The Myth of Free Government Money

For nonprofits, government money is appealing, but might not help the bottom line: Turns out that taking government money is inefficient for a non-profit.

For every $1,000 given through a government grant, nonprofits reduced their investment in other forms of fundraising by an average of $137. That, in turn, meant an average drop of $772 in gifts from private donors. In other words, that $1,000 check from the government netted only $410, on average, because grant recipients reduced how much they tried to raise money through other means.

What’s interesting is how efficient their fundraising is normally.  Look at those numbers again – a $137 investment in fundraising was responsible for $772 in donated dollars.  That’s an ROI of 463%.  Wow.

The Imperfections of Freedom

I just finished Ron Paul’s book Liberty Defined.  It’s a collection of essays on “50 essential issues that affect our freedom.”  There’s everything from Abortion to Zionism (yes, it’s in alphabetical order), with all sorts of other stuff in between – the CIA, torture, moral hazard, envy, unions, etc.
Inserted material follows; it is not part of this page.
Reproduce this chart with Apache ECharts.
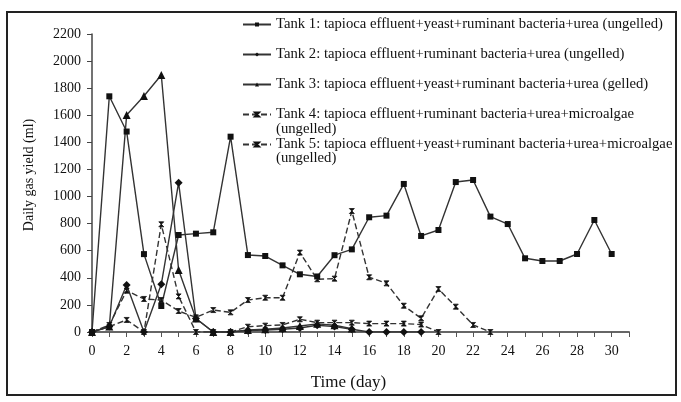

It was…okay.  I agree with him on some stuff, and think he’s hopelessly naïve on others.  (Also, he’s not a very good writer – a lot of it was very scattered and meandearing; I defy anyone to make heads or tails of his chapter on slavery.)  I think Paul is as libertarian as we’ve ever seen in a maintream-ish political candidate, which means he doesn’t have a snowball’s chance in hell of being elected.

However, there’s one sentence in the afterword that I though rang extremely true, and is worth quoting:

We need to become tolerant of the imperfections that come with freedom, and we need to give up the illusion that somehow putting government in charge of anything is going to improve its workings, much less bring on utopia.

I’ve come to appreciate this sentiment.  There are so many things that sound great in theory, but just never work in practice.  Freedom is a dirty business sometimes.  It’s not perfect, and never will be.  We can strive to make it equitable, but there will always be winners and losers.

This is what I found so humorous about the Occupy protests.  They started off with lofty goals, and then realized some very sad truths – a lot of people in their encampments were freeloading, theft was a problem, drug use was a problem, and their meetings were descending into chaos because no one was in charge and there was no – gasp! – hierarchical power structure.

Democracy works, and so does capitalism most of the time. They were created to solve very real problems.  I’m not saying that some people don’t get treated unfairly, and some other people don’t get to be greedy bastards at the expense of others, but that’s how freedom works.

It’s not perfect, but it’s the best we have.